Dans les faits, le huis clos ne devrait pas empêcher l’accompagnement des personnes selon l’article 13 du Code de procédure civile qui définit les personnes pouvant assister aux audiences à huis clos. Parmi elles, on compte les personnes que le tribunal considère aptes à « aider » ou à « rassurer » la personne justiciable ainsi que toute personne dont la présence est requise dans l’intérêt de la justice. Les motifs de refus sont « si les circonstances l’exigent pour éviter un préjudice sérieux à une personne dont les intérêts risquent d’être touchés par la demande ou l’instance ».

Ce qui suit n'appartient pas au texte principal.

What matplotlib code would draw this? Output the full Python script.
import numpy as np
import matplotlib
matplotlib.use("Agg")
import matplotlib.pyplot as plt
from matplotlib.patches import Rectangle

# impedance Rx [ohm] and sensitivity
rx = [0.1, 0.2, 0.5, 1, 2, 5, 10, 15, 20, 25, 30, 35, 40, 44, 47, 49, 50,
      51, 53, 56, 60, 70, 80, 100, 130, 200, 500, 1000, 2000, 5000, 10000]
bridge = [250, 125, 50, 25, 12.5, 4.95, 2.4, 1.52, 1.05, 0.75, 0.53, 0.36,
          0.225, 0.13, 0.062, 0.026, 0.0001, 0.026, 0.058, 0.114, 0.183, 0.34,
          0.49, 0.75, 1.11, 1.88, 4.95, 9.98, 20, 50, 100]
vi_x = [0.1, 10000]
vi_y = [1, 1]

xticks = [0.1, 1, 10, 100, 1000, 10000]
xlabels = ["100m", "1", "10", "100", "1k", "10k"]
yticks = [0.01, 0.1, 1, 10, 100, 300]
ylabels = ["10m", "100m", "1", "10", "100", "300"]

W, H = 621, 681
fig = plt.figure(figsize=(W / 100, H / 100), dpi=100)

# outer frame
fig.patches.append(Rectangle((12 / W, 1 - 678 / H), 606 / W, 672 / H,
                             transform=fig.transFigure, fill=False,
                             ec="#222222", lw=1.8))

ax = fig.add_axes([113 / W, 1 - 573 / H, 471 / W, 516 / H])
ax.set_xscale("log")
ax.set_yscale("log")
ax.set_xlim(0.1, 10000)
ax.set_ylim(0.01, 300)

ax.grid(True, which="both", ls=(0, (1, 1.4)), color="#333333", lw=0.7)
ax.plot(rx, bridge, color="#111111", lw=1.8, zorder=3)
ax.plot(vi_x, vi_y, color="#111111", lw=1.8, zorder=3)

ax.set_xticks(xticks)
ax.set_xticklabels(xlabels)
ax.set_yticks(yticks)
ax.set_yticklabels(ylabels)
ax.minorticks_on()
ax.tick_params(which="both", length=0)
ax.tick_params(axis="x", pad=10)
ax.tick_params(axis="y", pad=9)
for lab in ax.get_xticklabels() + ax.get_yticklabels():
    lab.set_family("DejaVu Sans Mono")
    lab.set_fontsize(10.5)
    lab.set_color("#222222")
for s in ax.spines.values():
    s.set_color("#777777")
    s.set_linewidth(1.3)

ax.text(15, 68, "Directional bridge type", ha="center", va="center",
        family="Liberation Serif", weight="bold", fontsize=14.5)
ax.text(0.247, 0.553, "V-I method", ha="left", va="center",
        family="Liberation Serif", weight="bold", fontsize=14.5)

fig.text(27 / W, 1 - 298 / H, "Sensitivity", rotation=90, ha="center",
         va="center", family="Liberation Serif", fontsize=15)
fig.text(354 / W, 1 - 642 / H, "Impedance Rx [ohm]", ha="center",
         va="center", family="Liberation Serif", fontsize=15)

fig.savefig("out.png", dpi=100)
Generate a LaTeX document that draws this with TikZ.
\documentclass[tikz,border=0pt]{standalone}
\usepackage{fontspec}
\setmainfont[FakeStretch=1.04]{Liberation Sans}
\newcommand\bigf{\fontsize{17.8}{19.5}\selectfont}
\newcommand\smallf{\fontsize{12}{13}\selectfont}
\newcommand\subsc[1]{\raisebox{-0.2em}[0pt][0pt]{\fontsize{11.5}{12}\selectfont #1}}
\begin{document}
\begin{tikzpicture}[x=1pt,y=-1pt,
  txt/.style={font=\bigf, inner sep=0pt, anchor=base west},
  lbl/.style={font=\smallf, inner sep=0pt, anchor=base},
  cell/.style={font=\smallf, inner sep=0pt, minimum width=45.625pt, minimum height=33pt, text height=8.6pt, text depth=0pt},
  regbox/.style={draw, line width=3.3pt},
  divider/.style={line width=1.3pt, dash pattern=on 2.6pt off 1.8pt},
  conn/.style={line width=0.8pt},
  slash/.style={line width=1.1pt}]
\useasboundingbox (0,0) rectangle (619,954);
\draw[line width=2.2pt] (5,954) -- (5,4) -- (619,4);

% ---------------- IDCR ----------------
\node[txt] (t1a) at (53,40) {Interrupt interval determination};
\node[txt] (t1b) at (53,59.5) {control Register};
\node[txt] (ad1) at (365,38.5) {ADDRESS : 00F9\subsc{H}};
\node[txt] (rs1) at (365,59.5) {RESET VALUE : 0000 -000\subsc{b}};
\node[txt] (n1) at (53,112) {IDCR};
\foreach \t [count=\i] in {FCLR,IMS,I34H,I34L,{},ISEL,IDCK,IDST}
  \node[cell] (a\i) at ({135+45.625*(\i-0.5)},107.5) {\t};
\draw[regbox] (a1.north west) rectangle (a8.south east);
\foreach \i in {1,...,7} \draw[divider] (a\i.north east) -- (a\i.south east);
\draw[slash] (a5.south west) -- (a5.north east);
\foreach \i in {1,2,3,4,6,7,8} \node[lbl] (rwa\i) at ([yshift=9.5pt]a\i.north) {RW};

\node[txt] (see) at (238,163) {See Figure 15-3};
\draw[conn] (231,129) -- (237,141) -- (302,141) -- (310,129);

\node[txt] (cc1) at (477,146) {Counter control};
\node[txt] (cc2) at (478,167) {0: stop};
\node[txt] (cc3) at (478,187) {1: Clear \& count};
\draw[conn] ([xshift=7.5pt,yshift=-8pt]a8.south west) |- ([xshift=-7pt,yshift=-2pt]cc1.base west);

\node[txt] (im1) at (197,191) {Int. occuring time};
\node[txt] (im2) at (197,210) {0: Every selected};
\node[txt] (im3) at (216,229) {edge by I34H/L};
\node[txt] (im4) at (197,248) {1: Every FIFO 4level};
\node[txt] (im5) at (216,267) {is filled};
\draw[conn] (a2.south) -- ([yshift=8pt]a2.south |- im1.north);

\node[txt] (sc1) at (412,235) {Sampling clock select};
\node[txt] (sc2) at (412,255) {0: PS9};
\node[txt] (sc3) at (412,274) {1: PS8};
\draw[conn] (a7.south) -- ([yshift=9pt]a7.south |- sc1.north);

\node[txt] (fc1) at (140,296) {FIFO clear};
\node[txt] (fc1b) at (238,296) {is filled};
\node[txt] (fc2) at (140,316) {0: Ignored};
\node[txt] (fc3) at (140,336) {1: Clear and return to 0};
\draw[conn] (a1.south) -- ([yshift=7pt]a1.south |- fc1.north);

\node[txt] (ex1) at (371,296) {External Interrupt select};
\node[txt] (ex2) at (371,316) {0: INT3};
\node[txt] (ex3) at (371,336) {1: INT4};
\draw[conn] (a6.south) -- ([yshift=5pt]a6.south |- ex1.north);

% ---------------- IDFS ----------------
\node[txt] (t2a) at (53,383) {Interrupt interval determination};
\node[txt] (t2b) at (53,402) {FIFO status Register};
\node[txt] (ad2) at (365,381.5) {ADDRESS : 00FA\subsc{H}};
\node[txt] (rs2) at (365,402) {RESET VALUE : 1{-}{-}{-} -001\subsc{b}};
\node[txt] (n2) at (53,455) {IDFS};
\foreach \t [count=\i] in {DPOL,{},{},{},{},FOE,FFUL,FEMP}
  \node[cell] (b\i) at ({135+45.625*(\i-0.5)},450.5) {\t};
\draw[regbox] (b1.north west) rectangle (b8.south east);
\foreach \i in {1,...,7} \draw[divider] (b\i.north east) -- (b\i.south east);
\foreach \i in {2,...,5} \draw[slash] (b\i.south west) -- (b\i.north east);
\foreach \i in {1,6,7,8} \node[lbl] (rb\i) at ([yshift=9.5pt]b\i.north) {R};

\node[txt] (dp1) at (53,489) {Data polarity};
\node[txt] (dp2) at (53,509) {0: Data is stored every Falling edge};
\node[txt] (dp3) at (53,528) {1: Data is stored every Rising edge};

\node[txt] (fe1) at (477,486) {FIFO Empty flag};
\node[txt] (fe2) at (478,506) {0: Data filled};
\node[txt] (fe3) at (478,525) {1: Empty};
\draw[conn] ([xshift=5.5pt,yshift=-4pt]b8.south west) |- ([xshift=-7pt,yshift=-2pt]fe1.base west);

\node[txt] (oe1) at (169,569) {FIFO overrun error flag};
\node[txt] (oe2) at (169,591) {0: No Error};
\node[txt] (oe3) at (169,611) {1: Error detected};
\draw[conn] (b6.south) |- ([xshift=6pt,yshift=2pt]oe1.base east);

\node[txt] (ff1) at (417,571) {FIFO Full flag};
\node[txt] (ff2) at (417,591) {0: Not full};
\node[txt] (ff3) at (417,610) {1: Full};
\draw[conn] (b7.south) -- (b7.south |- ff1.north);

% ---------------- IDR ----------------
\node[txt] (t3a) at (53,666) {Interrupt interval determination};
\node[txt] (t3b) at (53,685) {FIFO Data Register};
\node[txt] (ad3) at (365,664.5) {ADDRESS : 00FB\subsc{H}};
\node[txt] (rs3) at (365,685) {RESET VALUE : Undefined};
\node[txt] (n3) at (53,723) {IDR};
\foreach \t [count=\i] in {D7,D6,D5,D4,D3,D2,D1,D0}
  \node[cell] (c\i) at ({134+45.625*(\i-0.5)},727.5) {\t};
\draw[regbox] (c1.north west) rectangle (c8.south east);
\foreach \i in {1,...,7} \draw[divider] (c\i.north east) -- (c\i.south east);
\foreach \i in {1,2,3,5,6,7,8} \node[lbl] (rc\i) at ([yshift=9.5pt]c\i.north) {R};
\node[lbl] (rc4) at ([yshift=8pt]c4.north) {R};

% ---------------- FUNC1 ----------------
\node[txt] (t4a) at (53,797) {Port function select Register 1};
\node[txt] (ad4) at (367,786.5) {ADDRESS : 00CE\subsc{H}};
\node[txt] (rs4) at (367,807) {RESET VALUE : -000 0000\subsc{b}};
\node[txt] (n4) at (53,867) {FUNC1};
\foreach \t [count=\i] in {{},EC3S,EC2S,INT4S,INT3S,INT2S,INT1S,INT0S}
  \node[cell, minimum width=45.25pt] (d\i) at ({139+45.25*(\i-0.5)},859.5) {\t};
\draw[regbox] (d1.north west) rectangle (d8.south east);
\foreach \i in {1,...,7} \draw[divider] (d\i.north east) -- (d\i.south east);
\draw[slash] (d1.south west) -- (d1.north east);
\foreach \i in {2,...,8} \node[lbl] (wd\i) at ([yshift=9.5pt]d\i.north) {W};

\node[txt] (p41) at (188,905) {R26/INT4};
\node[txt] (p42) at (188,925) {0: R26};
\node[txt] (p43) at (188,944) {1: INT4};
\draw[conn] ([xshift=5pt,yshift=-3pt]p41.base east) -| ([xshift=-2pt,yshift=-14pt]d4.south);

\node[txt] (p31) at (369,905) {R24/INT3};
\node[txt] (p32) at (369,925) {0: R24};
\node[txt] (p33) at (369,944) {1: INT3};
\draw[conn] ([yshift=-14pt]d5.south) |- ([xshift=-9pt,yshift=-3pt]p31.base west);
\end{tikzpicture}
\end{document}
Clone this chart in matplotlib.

Selon nous, l’article 13 est limpide. Alors pourquoi toutes les démarches régionales visant à faire rectifier la situation ont-elles échoué ? Serait-ce qu’en l’absence de balises très claires en matière de huis clos, certains tribunaux se permettent de nier le droit à l’accompagnement de la personne ?

Cette interprétation des tribunaux est clairement une limitation à la réalisation de la mission des groupes régionaux de promotion et de défense des droits en santé mentale du Québec, telle que décrite dans un cadre de référence ministérielle (2006).

Ce cadre de référence, dont la version initiale a été produite en 1990, définit le rôle de ces groupes comme touchant tout aspect légal pouvant affecter les droits des personnes vivant un problème de santé mentale.

L’un des rôles du groupe est d’accompagner les « personnes qui en ont besoin dans certaines de leurs démarches, particulièrement lorsque celles-ci doivent faire face à des tiers dans l’exercice de leurs droits ».

Il est clair qu’un justiciable risquant de perdre ses droits fondamentaux est une personne ayant besoin d’accompagnement !

En résumé, interpréter le huis clos pour empêcher un conseiller en défense des droits d’accompagner une personne au tribunal dans le cadre d’un rapport volontaire au groupe est un déni de droit. Le conseiller ne doit pas être traité comme un simple badaud de palais de justice !

Merci, Monsieur le Ministre, de voir à la réalisation de notre souhait pour l’année 2021.